Question

If $A=60{}^\circ \ and\ B=30{}^\circ $, verify that: $\sin \left( A-B \right)=\sin A\cos B-\cos A\sin B$.

Answer 1

Hint: We will be using the concept of trigonometric functions to solve the problem. We will first find the value of LHS by substituting the value of A and B. Then we will find the RHS by substituting the value of A and B and prove both the values to be equal.

Complete step-by-step answer:


Now, we have been given that$A=60{}^\circ \ and\ B=30{}^\circ $.

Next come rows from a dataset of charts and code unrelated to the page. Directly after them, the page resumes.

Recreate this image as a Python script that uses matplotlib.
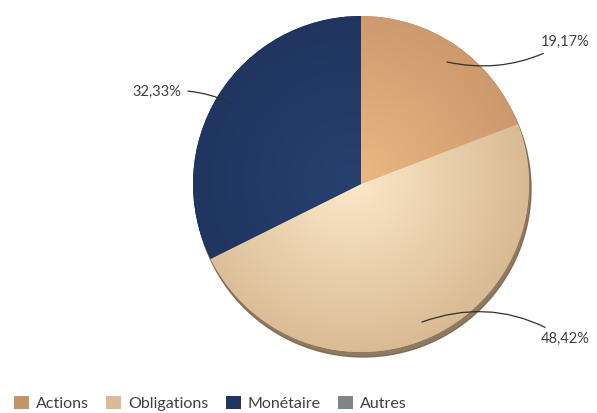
import numpy as np
import matplotlib.pyplot as plt
from matplotlib.colors import LinearSegmentedColormap
from matplotlib.patches import Circle, Patch

# --- data ---
categories = ["Actions", "Obligations", "Monétaire", "Autres"]
values = [19.17, 48.42, 32.33, 0.0]
legend_colors = ["#C4956A", "#DABB95", "#1F3560", "#7F8489"]
# (inner, outer) colours used for the shaded fill of each slice
shade = [("#EDB882", "#C7946A"), ("#FCE9C8", "#D4B58E"),
         ("#27406F", "#1E335C"), ("#8A8F94", "#72777C")]

W, H = 597, 413
cx, cy, r = 361, 413 - 184, 168

fig = plt.figure(figsize=(W / 100, H / 100), dpi=100)
ax = fig.add_axes([0, 0, 1, 1])

# drop shadow below the pie
ax.add_patch(Circle((cx + 2, cy - 5), r, color="#7A6248", alpha=0.85, zorder=0))

wedges, _ = ax.pie(values, colors=legend_colors, startangle=90, counterclock=False,
                   center=(cx, cy), radius=r, frame=True,
                   wedgeprops=dict(linewidth=0))
ax.set_xlim(0, W)
ax.set_ylim(0, H)
ax.set_aspect("equal")
ax.axis("off")

# radial gradient fill, light spot a bit above the centre
gx, gy = np.meshgrid(np.linspace(cx - r, cx + r, 300), np.linspace(cy - r, cy + r, 300))
dist = np.hypot(gx - (cx - 10), gy - (cy + 5)) / r
dist = np.clip(dist, 0, 1.2) / 1.2
for w, (c_in, c_out) in zip(wedges, shade):
    cmap = LinearSegmentedColormap.from_list("s", [c_in, c_out])
    im = ax.imshow(dist, cmap=cmap, extent=(cx - r, cx + r, cy - r, cy + r),
                   origin="lower", zorder=2, vmin=0, vmax=1)
    im.set_clip_path(w)

# percentage labels with curved leader lines
label_pos = [(541, 42, 447, 62, -0.2), (541, 339, 422, 322, 0.25), (181, 92, 231, 103, -0.15)]
for v, (tx, ty, px, py, rad) in zip(values[:3], label_pos):
    txt = f"{v:.2f}%".replace(".", ",")
    ha = "left" if tx > cx else "right"
    ax.annotate(txt, xy=(px, H - py), xytext=(tx, H - ty), ha=ha, va="center",
                fontsize=10.5, color="#404040", family="Lato", zorder=5,
                arrowprops=dict(arrowstyle="-", color="#303030", lw=0.9,
                                shrinkA=3, shrinkB=0,
                                connectionstyle=f"arc3,rad={rad}"))

handles = [Patch(facecolor=c, edgecolor="none") for c in legend_colors]
fig.legend(handles, categories, loc="lower left", bbox_to_anchor=(-0.001, -0.03),
           ncol=4, frameon=False, handlelength=0.95, handleheight=0.95,
           handletextpad=0.45, columnspacing=1.06,
           prop=dict(family="Lato", size=11.5), labelcolor="#404040")

fig.savefig("out.png", dpi=100)
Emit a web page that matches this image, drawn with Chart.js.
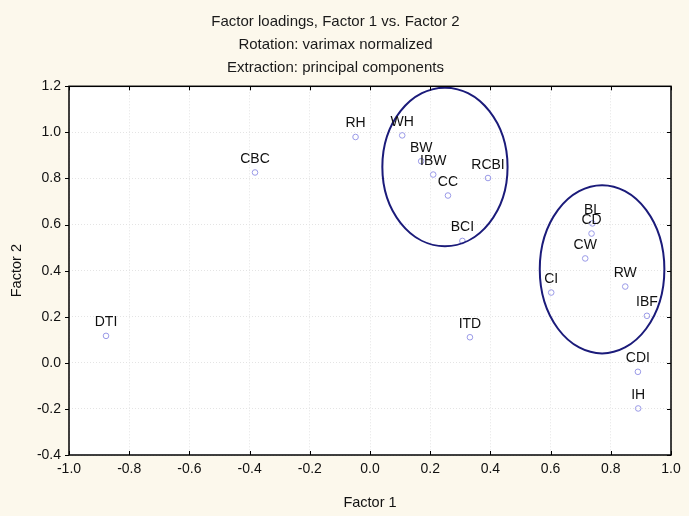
<!DOCTYPE html>
<html>
<head>
<meta charset="utf-8">
<script src="https://cdn.jsdelivr.net/npm/chart.js@4/dist/chart.umd.min.js"></script>
<style>
  html, body { margin: 0; padding: 0; background: #fcf8ec; }
  #wrap { width: 689px; height: 516px; }
</style>
</head>
<body>
<div id="wrap"><canvas id="chart" width="689" height="516"></canvas></div>
<script>
// ── data ──────────────────────────────────────────────────────
const labels  = ["DTI", "CBC", "RH", "WH", "BW", "IBW", "CC", "RCBI", "BCI", "ITD",
                 "BL", "CD", "CW", "CI", "RW", "IBF", "CDI", "IH"];
const factor1 = [-0.877, -0.382, -0.048, 0.107, 0.170, 0.210, 0.259, 0.392, 0.307, 0.332,
                 0.739, 0.736, 0.715, 0.602, 0.848, 0.920, 0.890, 0.891];
const factor2 = [0.117, 0.826, 0.980, 0.987, 0.875, 0.817, 0.726, 0.802, 0.529, 0.111,
                 0.605, 0.561, 0.453, 0.305, 0.331, 0.204, -0.039, -0.198];

// cluster ellipses: centre and radii in loading units
const ellipseCx = [0.249, 0.771];
const ellipseCy = [0.850, 0.406];
const ellipseRx = [0.208, 0.207];
const ellipseRy = [0.344, 0.365];

const titleLines = ["Factor loadings, Factor 1 vs. Factor 2",
                    "Rotation: varimax normalized",
                    "Extraction: principal components"];

const FONT = "Arial, 'Liberation Sans', sans-serif";

// cream page, white plot area
const backdrop = {
  id: "backdrop",
  beforeDraw(chart) {
    const { ctx, chartArea: a } = chart;
    ctx.save();
    ctx.fillStyle = "#fcf8ec";
    ctx.fillRect(0, 0, chart.width, chart.height);
    ctx.fillStyle = "#ffffff";
    ctx.fillRect(a.left, a.top, a.right - a.left, a.bottom - a.top);
    ctx.restore();
  },
};

// ellipses + point labels
const overlay = {
  id: "overlay",
  afterDatasetsDraw(chart) {
    const { ctx } = chart;
    const xs = chart.scales.x, ys = chart.scales.y;
    ctx.save();
    ctx.strokeStyle = "#1b1b7a";
    ctx.lineWidth = 2;
    ellipseCx.forEach((cx, i) => {
      const px = xs.getPixelForValue(cx), py = ys.getPixelForValue(ellipseCy[i]);
      const rx = Math.abs(xs.getPixelForValue(cx + ellipseRx[i]) - px);
      const ry = Math.abs(ys.getPixelForValue(ellipseCy[i] + ellipseRy[i]) - py);
      ctx.beginPath();
      ctx.ellipse(px, py, rx, ry, 0, 0, Math.PI * 2);
      ctx.stroke();
    });

    ctx.fillStyle = "#111";
    ctx.font = "14px " + FONT;
    ctx.textAlign = "center";
    ctx.textBaseline = "alphabetic";
    chart.getDatasetMeta(0).data.forEach((pt, i) => {
      ctx.fillText(labels[i], pt.x, pt.y - 9.5);
    });
    ctx.restore();
  },
};

// frame + short tick marks on all four sides
const frame = {
  id: "frame",
  afterDraw(chart) {
    const { ctx, chartArea: a } = chart;
    const xs = chart.scales.x, ys = chart.scales.y;
    ctx.save();
    ctx.strokeStyle = "#000";
    ctx.lineWidth = 1.5;
    ctx.strokeRect(a.left, a.top, a.right - a.left, a.bottom - a.top);
    ctx.lineWidth = 1;
    ctx.beginPath();
    xs.ticks.forEach((t) => {
      const x = Math.round(xs.getPixelForValue(t.value)) + 0.5;
      ctx.moveTo(x, a.bottom); ctx.lineTo(x, a.bottom - 4);
      ctx.moveTo(x, a.top); ctx.lineTo(x, a.top + 4);
    });
    ys.ticks.forEach((t) => {
      const y = Math.round(ys.getPixelForValue(t.value)) + 0.5;
      ctx.moveTo(a.left, y); ctx.lineTo(a.left - 4, y);
      ctx.moveTo(a.right, y); ctx.lineTo(a.right - 4, y);
    });
    ctx.stroke();
    ctx.restore();
  },
};

const fmt = (v) => {
  const r = Math.round(v * 10) / 10;
  return (r === 0 ? 0 : r).toFixed(1);
};

new Chart(document.getElementById("chart"), {
  type: "scatter",
  data: {
    datasets: [{
      data: factor1.map((x, i) => ({ x, y: factor2[i] })),
      pointStyle: "circle",
      pointRadius: 2.8,
      pointHoverRadius: 2.8,
      pointBorderWidth: 1,
      pointBorderColor: "#9a9ae8",
      pointBackgroundColor: "rgba(0,0,0,0)",
    }],
  },
  options: {
    responsive: false,
    animation: false,
    events: [],
    layout: { padding: { left: 0, right: 18, top: 0, bottom: 0 } },
    plugins: {
      legend: { display: false },
      tooltip: { enabled: false },
      title: {
        display: true,
        text: titleLines,
        color: "#1a1a1a",
        font: { family: FONT, size: 15, weight: "normal", lineHeight: 1.54 },
        padding: { top: 10, bottom: 7 },
      },
    },
    scales: {
      x: {
        type: "linear",
        min: -1, max: 1,
        afterFit: (s) => { s.height = 61; },
        ticks: { stepSize: 0.2, padding: 6, color: "#111", font: { family: FONT, size: 14 }, callback: fmt },
        grid: { color: "#e4e4e4", borderDash: [1, 2], drawTicks: false },
        border: { display: false, dash: [1, 2] },
        title: { display: true, text: "Factor 1", color: "#111", font: { family: FONT, size: 14.5 }, padding: { top: 0, bottom: 4 } },
      },
      y: {
        type: "linear",
        min: -0.4, max: 1.2,
        afterFit: (s) => { s.width = 69; },
        ticks: { stepSize: 0.2, padding: 8, color: "#111", font: { family: FONT, size: 14 }, callback: fmt },
        grid: { color: "#e4e4e4", drawTicks: false },
        border: { display: false, dash: [1, 2] },
        title: { display: true, text: "Factor 2", color: "#111", font: { family: FONT, size: 14.5 }, padding: { top: 8, bottom: 0 } },
      },
    },
  },
  plugins: [backdrop, overlay, frame],
});
</script>
</body>
</html>
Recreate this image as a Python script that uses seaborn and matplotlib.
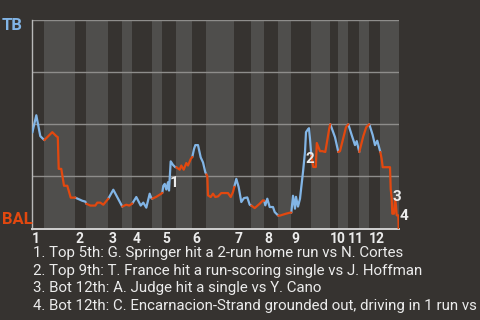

Now, we will first take LHS of the equation and substitute the value of A and B in it. So, we have,

$\begin{align}

  & \sin \left( A-B \right)=\sin \left( 60{}^\circ -30{}^\circ \right) \\

 & =\sin \left( 30{}^\circ \right) \\

\end{align}$

Now, we know that the value of $\sin \left( 30{}^\circ \right)=\dfrac{1}{2}$. Therefore, we have that,

$\sin \left( A-B \right)=\dfrac{1}{2}.............\left( 1 \right)$

Now, we will take RHS of the equation and substitute the value of A and B in it. So, we have,
$\sin A\cos B-\cos A\sin B=\sin 60{}^\circ \cos 30{}^\circ -\cos 60{}^\circ \sin 30{}^\circ $
Now, we know that the value of,

$\begin{align}

  & \sin 30{}^\circ =\cos 60{}^\circ =\dfrac{1}{2} \\

 & \sin 60{}^\circ =\cos 30{}^\circ =\dfrac{\sqrt{3}}{2} \\

\end{align}$

So, we have the value as,

$\begin{align}

  & \sin A\cos B-\cos A\sin B=\dfrac{\sqrt{3}}{2}\times \dfrac{\sqrt{3}}{2}-\dfrac{1}{2}\times \dfrac{1}{2} \\

 & =\dfrac{3}{4}-\dfrac{1}{4} \\

 & =\dfrac{2}{4} \\

 & \sin A\cos B-\cos A\sin B=\dfrac{1}{2}..............\left( 2 \right) \\

\end{align}$

Now, from (1) and (2) we have that, if $A=60{}^\circ \ and\ B=30{}^\circ $ then$\sin \left( A-B \right)=\sin A\cos B-\cos A\sin B$.


Note: To solve these type of question it is important to note that we have used a trigonometric properties like,

$\begin{align}

  & \sin 30{}^\circ =\cos 60{}^\circ =\dfrac{1}{2} \\

 & \cos 30{}^\circ =\sin 60{}^\circ =\dfrac{\sqrt{3}}{2} \\

\end{align}$

Also, it has to be noted that to verify the given equation, we have simply substituted the values of A and B and find its value.